Die SPD will sich nicht darauf festlegen, wie viele Jahre jemand, der nach 45 Beitragsjahren in Rente geht, in dieser Zeit arbeitslos gewesen sein darf. Jahre, in denen Beiträge gezahlt wurden, seien auch solche mit "Kurzarbeit, Schlechtwettergeld, Kindererziehung und Arbeitslosengeld I", sagte Kerstin Griese (SPD), Vorsitzende des Bundestagsausschusses Arbeit und Soziales im DLF.

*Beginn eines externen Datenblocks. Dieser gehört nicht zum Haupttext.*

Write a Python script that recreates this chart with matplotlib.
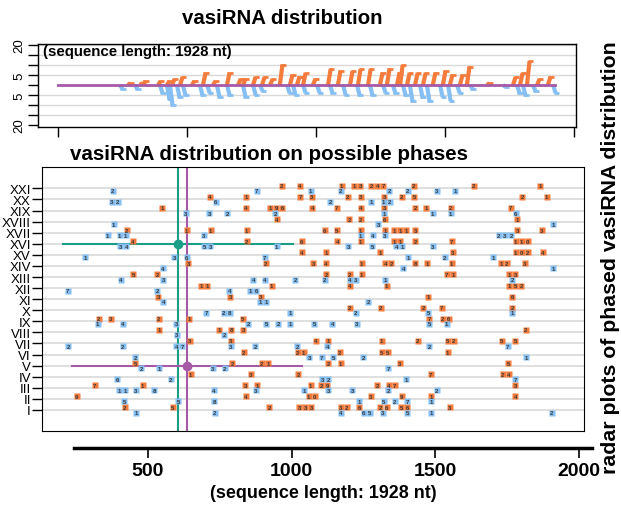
import matplotlib
matplotlib.use("Agg")
import matplotlib.pyplot as plt

plt.rcParams["font.family"] = ["Liberation Sans", "DejaVu Sans"]

ORANGE = "#f47b3b"
BLUE = "#85bff3"
PURPLE = "#a65aa6"
GREEN = "#1a9e85"
GRID = "#d9d9d9"

seq_len = 1928
phase_names = ["I", "II", "III", "IV", "V", "VI", "VII", "VIII", "IX", "X", "XI",
               "XII", "XIII", "XIV", "XV", "XVI", "XVII", "XVIII", "XIX", "XX", "XXI"]

# top panel: vasiRNA start position (nt) and read count, per strand
top_sense_pos = [271, 318, 329, 388, 422, 442, 473, 519, 562, 601, 655, 698, 717, 756,
                 791, 822, 860, 899, 926, 950, 988, 1047, 1085, 1132, 1163, 1202, 1248,
                 1275, 1314, 1326, 1353, 1384, 1415, 1453, 1492, 1519, 1558, 1585, 1663,
                 1764, 1791, 1818, 1857, 1899]
top_sense_n = [1, 1, 2, 2, 2, 3, 4, 2, 6, 2, 6, 3, 3, 4,
               4, 3, 10, 5, 4, 6, 3, 8, 7, 7, 8, 8, 6,
               8, 6, 10, 6, 6, 6, 6, 7, 5, 5, 9, 1,
               4, 6, 12, 3, 4]
top_anti_pos = [240, 298, 395, 422, 434, 461, 484, 550, 578, 616, 655, 717, 756, 783,
                888, 911, 950, 1004, 1054, 1105, 1159, 1209, 1260, 1298, 1337, 1364,
                1403, 1430, 1481, 1512, 1547, 1597, 1725, 1779, 1802, 1841, 1919]
top_anti_n = [2, 2, 4, 7, 10, 6, 5, 5, 4, 6, 5, 6, 5, 3,
              4, 5, 4, 4, 4, 5, 5, 5, 4, 4, 5, 8,
              6, 8, 6, 8, 4, 2, 1, 4, 5, 3, 4]

# bottom panel: (phase, position nt, read-count label)
sense_labels = [
    (21, 966, "2"), (21, 1029, "4"), (21, 1174, "1"), (21, 1229, "13"), (21, 1298, "247"),
    (21, 1426, "2"), (21, 1635, "2"), (21, 1865, "1"),
    (20, 716, "4"), (20, 841, "1"), (20, 1029, "7"), (20, 1070, "3"), (20, 1195, "2"),
    (20, 1240, "3"), (20, 1322, "3"), (20, 1383, "2"), (20, 1427, "5"), (20, 1803, "2"),
    (20, 1888, "1"),
    (19, 550, "1"), (19, 841, "4"), (19, 946, "196"), (19, 1072, "4"), (19, 1157, "7"),
    (19, 1240, "4"), (19, 1322, "3"), (19, 1430, "2"), (19, 1468, "1"), (19, 1554, "2"),
    (19, 1763, "7"),
    (18, 948, "4"), (18, 1201, "2"), (18, 1240, "2"), (18, 1325, "6"), (18, 1786, "1"),
    (17, 426, "2"), (17, 635, "1"), (17, 718, "1"), (17, 844, "1"), (17, 1116, "6"),
    (17, 1157, "5"), (17, 1240, "1"), (17, 1325, "1"), (17, 1377, "111"), (17, 1430, "3"),
    (17, 1786, "3"), (17, 1871, "3"),
    (16, 447, "4"), (16, 844, "2"), (16, 1035, "6"), (16, 1159, "4"), (16, 1240, "1"),
    (16, 1368, "11"), (16, 1430, "2"), (16, 1557, "7"), (16, 1801, "110"),
    (15, 1035, "4"), (15, 1120, "1"), (15, 1308, "1"), (15, 1561, "3"), (15, 1801, "102"),
    (15, 1874, "4"),
    (14, 641, "3"), (14, 910, "2"), (14, 1076, "3"), (14, 1119, "4"), (14, 1244, "1"),
    (14, 1337, "42"), (14, 1430, "8"), (14, 1472, "1"), (14, 1557, "1"), (14, 1739, "12"),
    (14, 1812, "3"),
    (13, 449, "5"), (13, 533, "2"), (13, 1120, "2"), (13, 1203, "2"), (13, 1244, "1"),
    (13, 1551, "71"), (13, 1768, "13"),
    (12, 695, "11"), (12, 931, "1"), (12, 1203, "4"), (12, 1331, "1"), (12, 1778, "152"),
    (11, 536, "3"), (11, 786, "3"), (11, 892, "3"), (11, 1476, "1"), (11, 1768, "6"),
    (10, 1203, "2"), (10, 1310, "2"), (10, 1458, "2"), (10, 1522, "7"), (10, 1768, "2"),
    (9, 328, "2"), (9, 370, "3"), (9, 538, "2"), (9, 643, "1"), (9, 830, "5"),
    (9, 1479, "7"), (9, 1536, "26"),
    (8, 538, "1"), (8, 747, "1"), (8, 789, "8"), (8, 832, "3"), (8, 1816, "2"),
    (7, 646, "3"), (7, 789, "3"), (7, 1085, "4"), (7, 1128, "1"), (7, 1314, "1"),
    (7, 1439, "2"), (7, 1554, "52"), (7, 1731, "5"), (7, 1778, "5"),
    (6, 834, "2"), (6, 1032, "21"), (6, 1168, "2"), (6, 1325, "55"), (6, 1543, "1"),
    (5, 455, "5"), (5, 794, "2"), (5, 907, "21"), (5, 1128, "2"), (5, 1171, "1"),
    (5, 1377, "3"), (5, 1754, "5"),
    (4, 649, "1"), (4, 858, "3"), (4, 1023, "2"), (4, 1485, "7"), (4, 1746, "24"),
    (3, 314, "7"), (3, 482, "1"), (3, 838, "3"), (3, 881, "1"), (3, 1066, "1"),
    (3, 1113, "29"), (3, 1298, "2"), (3, 1348, "47"), (3, 1778, "3"),
    (2, 252, "9"), (2, 840, "4"), (2, 1070, "10"), (2, 1276, "3"), (2, 1383, "9"),
    (2, 1485, "1"), (2, 1778, "4"),
    (1, 420, "2"), (1, 586, "5"), (1, 922, "2"), (1, 1047, "333"), (1, 1182, "32"),
    (1, 1236, "6"), (1, 1320, "26"), (1, 1392, "56"), (1, 1551, "3"),
]
anti_labels = [
    (21, 377, "2"), (21, 878, "7"), (21, 1066, "1"), (21, 1171, "2"), (21, 1340, "2"),
    (21, 1404, "2"), (21, 1505, "3"), (21, 1569, "1"),
    (20, 385, "32"), (20, 736, "6"), (20, 1134, "2"), (20, 1276, "1"), (20, 1331, "12"),
    (19, 632, "3"), (19, 714, "3"), (19, 776, "2"), (19, 943, "2"), (19, 1322, "1"),
    (19, 1491, "1"), (19, 1554, "1"), (19, 1781, "6"),
    (18, 380, "1"), (18, 1302, "3"), (18, 1911, "1"),
    (17, 360, "1"), (17, 412, "11"), (17, 695, "3"), (17, 1240, "1"), (17, 1282, "4"),
    (17, 1325, "3"), (17, 1743, "232"),
    (16, 414, "34"), (16, 707, "53"), (16, 948, "1"), (16, 1197, "3"), (16, 1281, "5"),
    (16, 1375, "41"), (16, 1491, "3"),
    (15, 281, "1"), (15, 591, "3"), (15, 635, "6"), (15, 907, "7"), (15, 1406, "1"),
    (15, 1534, "2"), (15, 1702, "1"),
    (14, 551, "4"), (14, 1389, "4"), (14, 1911, "1"),
    (13, 405, "4"), (13, 553, "3"), (13, 867, "4"), (13, 907, "4"), (13, 1012, "2"),
    (13, 1116, "2"), (13, 1213, "43"), (13, 1325, "1"), (13, 1768, "2"),
    (12, 220, "7"), (12, 533, "2"), (12, 783, "4"), (12, 867, "16"),
    (11, 553, "4"), (11, 901, "11"), (11, 1267, "2"),
    (10, 702, "7"), (10, 774, "28"), (10, 994, "1"), (10, 1224, "2"), (10, 1476, "5"),
    (10, 1768, "1"),
    (9, 325, "1"), (9, 412, "4"), (9, 598, "3"), (9, 849, "2"), (9, 911, "5"),
    (9, 954, "2"), (9, 994, "1"), (9, 1078, "5"), (9, 1142, "4"), (9, 1226, "3"),
    (9, 1479, "5"), (9, 1540, "1"),
    (8, 600, "3"), (8, 766, "2"),
    (7, 223, "2"), (7, 412, "2"), (7, 609, "47"), (7, 789, "3"), (7, 873, "2"),
    (7, 1020, "2"), (7, 1124, "4"), (7, 1479, "2"), (7, 1752, "7"),
    (6, 455, "2"), (6, 1061, "3"), (6, 1105, "7"), (6, 1145, "5"), (6, 1250, "2"),
    (6, 1816, "1"),
    (5, 476, "2"), (5, 540, "1"), (5, 725, "3"), (5, 768, "2"), (5, 1337, "7"),
    (4, 393, "6"), (4, 580, "2"), (4, 1117, "32"), (4, 1398, "1"), (4, 1778, "7"),
    (3, 409, "11"), (3, 458, "3"), (3, 521, "8"), (3, 730, "4"), (3, 876, "3"),
    (3, 1043, "1"), (3, 1128, "3"), (3, 1211, "3"), (3, 1337, "2"), (3, 1505, "2"),
    (2, 417, "5"), (2, 606, "5"), (2, 731, "8"), (2, 1235, "1"), (2, 1320, "5"),
    (2, 1360, "2"), (2, 1403, "7"), (2, 1485, "1"),
    (1, 458, "1"), (1, 733, "2"), (1, 1171, "4"), (1, 1261, "65"), (1, 1317, "3"),
    (1, 1403, "5"), (1, 1485, "1"), (1, 1905, "2"),
]

# highlighted phased loci (crosshairs)
green_pos, green_phase = 604, 16
purple_pos, purple_phase = 636, 5
cross_half = 400

W, H = 621, 506
fig = plt.figure(figsize=(W / 100, H / 100), dpi=100)

# ---- top panel: strand distribution ----
ax_top = fig.add_axes([38 / W, 1 - 127.7 / H, 538 / W, 82.7 / H])
ax_top.set_xlim(-77.5, 2008)
ax_top.set_ylim(-20.85, 20.5)
for v in [-15, -10, -5, 5, 10, 15, 20]:
    ax_top.axhline(v, color=GRID, lw=1, zorder=0)
for p, n in zip(top_sense_pos, top_sense_n):
    ax_top.plot([p, p + 10], [0, n], color=ORANGE, lw=3, solid_capstyle="butt", zorder=2)
    ax_top.plot([p + 2, p + 22], [n, n], color=ORANGE, lw=2, solid_capstyle="butt", zorder=2)
for p, n in zip(top_anti_pos, top_anti_n):
    ax_top.plot([p, p + 10], [0, -n], color=BLUE, lw=3, solid_capstyle="butt", zorder=2)
    ax_top.plot([p + 2, p + 22], [-n, -n], color=BLUE, lw=2, solid_capstyle="butt", zorder=2)
ax_top.plot([0, seq_len], [0, 0], color=PURPLE, lw=2, zorder=3)
ax_top.set_xticks([0, 500, 1000, 1500, 2000])
ax_top.set_xticklabels([])
ax_top.set_yticks([-20, -15, -10, -5, 0, 5, 10, 15, 20])
ax_top.set_yticklabels(["20", "", "", "5", "", "5", "", "", "20"], rotation=90, va="center")
ax_top.tick_params(axis="both", length=7, width=1, labelsize=9.5, pad=2)
for s in ax_top.spines.values():
    s.set_linewidth(1)
ax_top.text(0.009, 0.915, "(sequence length: 1928 nt)", transform=ax_top.transAxes,
            fontsize=10.8, fontweight="bold", ha="left", va="center")

# ---- main panel: phases ----
ax = fig.add_axes([42 / W, 1 - 431.7 / H, 542 / W, 263.4 / H])
ax.set_xlim(131, 2018)
ax.set_ylim(-0.87, 22.9)
for i in range(1, len(phase_names) + 1):
    ax.axhline(i, color=GRID, lw=1.2, zorder=0)
ax.set_yticks(range(1, len(phase_names) + 1))
ax.set_yticklabels(phase_names)
ax.set_xticks([])
ax.tick_params(axis="y", length=7, width=1, labelsize=9.5, pad=1)

ax.axvline(green_pos, color=GREEN, lw=1.5, zorder=1)
ax.plot([green_pos - cross_half, green_pos + cross_half], [green_phase] * 2,
        color=GREEN, lw=1.5, zorder=1)
ax.plot(green_pos, green_phase, "o", color=GREEN, ms=6, zorder=4)
ax.axvline(purple_pos, color=PURPLE, lw=1.5, zorder=1)
ax.plot([purple_pos - cross_half, purple_pos + cross_half], [purple_phase] * 2,
        color=PURPLE, lw=1.5, zorder=1)
ax.plot(purple_pos, purple_phase, "o", color=PURPLE, ms=6, zorder=4)

# each digit sits in its own small box, neighbouring boxes touch
step = 21
for labels, color, dy in [(sense_labels, ORANGE, 0.23), (anti_labels, BLUE, -0.23)]:
    for ph, pos, lab in labels:
        for k, ch in enumerate(lab):
            x = pos + (k - (len(lab) - 1) / 2) * step
            ax.plot(x, ph + dy, "s", ms=4.6, color=color, mec="none", zorder=3)
            ax.text(x, ph + dy, ch, fontsize=4.3, fontweight="bold", ha="center",
                    va="center", color="#3a3a3a", zorder=4)

# detached position axis under main panel
ax_x = fig.add_axes([42 / W, 1 - 449 / H, 542 / W, 0.0001])
ax_x.set_xlim(131, 2018)
ax_x.patch.set_visible(False)
for side in ["left", "right", "top"]:
    ax_x.spines[side].set_visible(False)
ax_x.spines["bottom"].set_linewidth(2.5)
ax_x.spines["bottom"].set_bounds(243, 2046)
ax_x.set_yticks([])
ax_x.set_xticks([500, 1000, 1500, 2000])
ax_x.tick_params(axis="x", length=7, width=1.2, labelsize=14, pad=3)
for t in ax_x.get_xticklabels():
    t.set_fontweight("bold")

fig.text(282 / W, 1 - 18 / H, "vasiRNA distribution", fontsize=14.7, fontweight="bold",
         ha="center", va="center")
fig.text(269 / W, 1 - 155 / H, "vasiRNA distribution on possible phases", fontsize=14.8,
         fontweight="bold", ha="center", va="center")
fig.text(323 / W, 1 - 494 / H, "(sequence length: 1928 nt)", fontsize=12.9,
         fontweight="bold", ha="center", va="center")
fig.text(611 / W, 1 - 258 / H, "radar plots of phased vasiRNA distribution", fontsize=15.3,
         fontweight="bold", rotation=90, ha="center", va="center")

fig.savefig("out.png", dpi=100)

Kerstin Griese im Gespräch mit Friedbert Meurer | 09.04.2014
    Die SPD-Politikerin Kerstin Griese, Vorsitzende des Ausschusses für Arbeit und Soziales.

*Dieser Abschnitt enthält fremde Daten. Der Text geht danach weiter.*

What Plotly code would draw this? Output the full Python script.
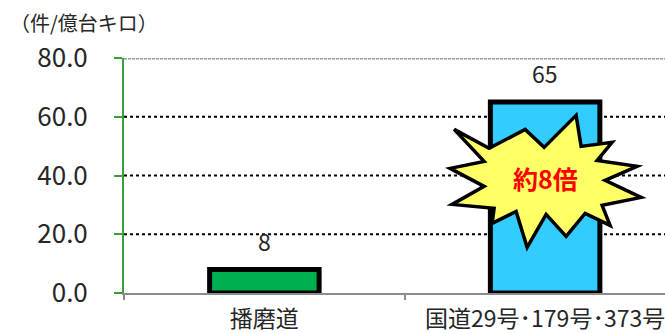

    Kerstin Griese verteidigt die Anerkennung von Zeiten der Arbeitslosigkeit auf die 45 Beitragsjahre (dpa/Jonas Güttler)
    Friedbert Meurer: Bundeskanzlerin Angela Merkel stellt sich hinter die Rente mit 63. Das ist eine Idee der SPD. Aber in der Großen Koalition hat die Union die Mütterrente bekommen, die SPD eben die Rente mit 63. Im Mai soll das alles beschlossen werden. Jetzt gibt es aber den Protest von über 60 Unions-Abgeordneten, die vor allen Dingen Sorge haben, dass aus der Rente mit 63 eine Rente mit 61 wird, dass ältere Arbeitnehmer sich kündigen lassen, zwei Jahre Arbeitslosengeld kriegen, und dann ist aus der Rente mit 63 eine Rente mit 61 geworden. Kerstin Griese ist SPD-Bundestagsabgeordnete und sie ist die Vorsitzende des Bundestagsausschusses für Arbeit und Soziales. Guten Tag, Frau Griese.
    Kerstin Griese: Guten Tag, Herr Meurer.
    Meurer: Dieses Gespräch oder die Gespräche, die es geben wird mit der Union, was sind Sie da für die SPD noch bereit zu liefern?
    Griese: Wir sind eigentlich im ganz normalen parlamentarischen Verfahren. Das Rentenpaket ist in den Bundestag eingebracht worden. Es umfasst ja noch zwei Teile mehr: Es umfasst die Mütterrente, die abschlagsfreie Rente nach 45 Beitragsjahren mit 63, aber auch die Erwerbsminderungsrente, die wir verbessern werden, und die Leistung für die Rehabilitation. Ich erwähne das, weil das oft vergessen wird und das Dinge sind, die auch sehr wichtig sind. Das ist jetzt im Beratungsverfahren und wir werden am 5. Mai eine große Anhörung im Ausschuss für Arbeit und Soziales machen und sind natürlich im Gespräch darüber, wie dieses Gesetz den Bundestag wieder verlassen wird, sprich wie wir es dann Ende Mai beschließen werden. Das ist aber das ganz übliche Verfahren. Insofern wird hier ein bisschen viel Lärm um nichts gemacht.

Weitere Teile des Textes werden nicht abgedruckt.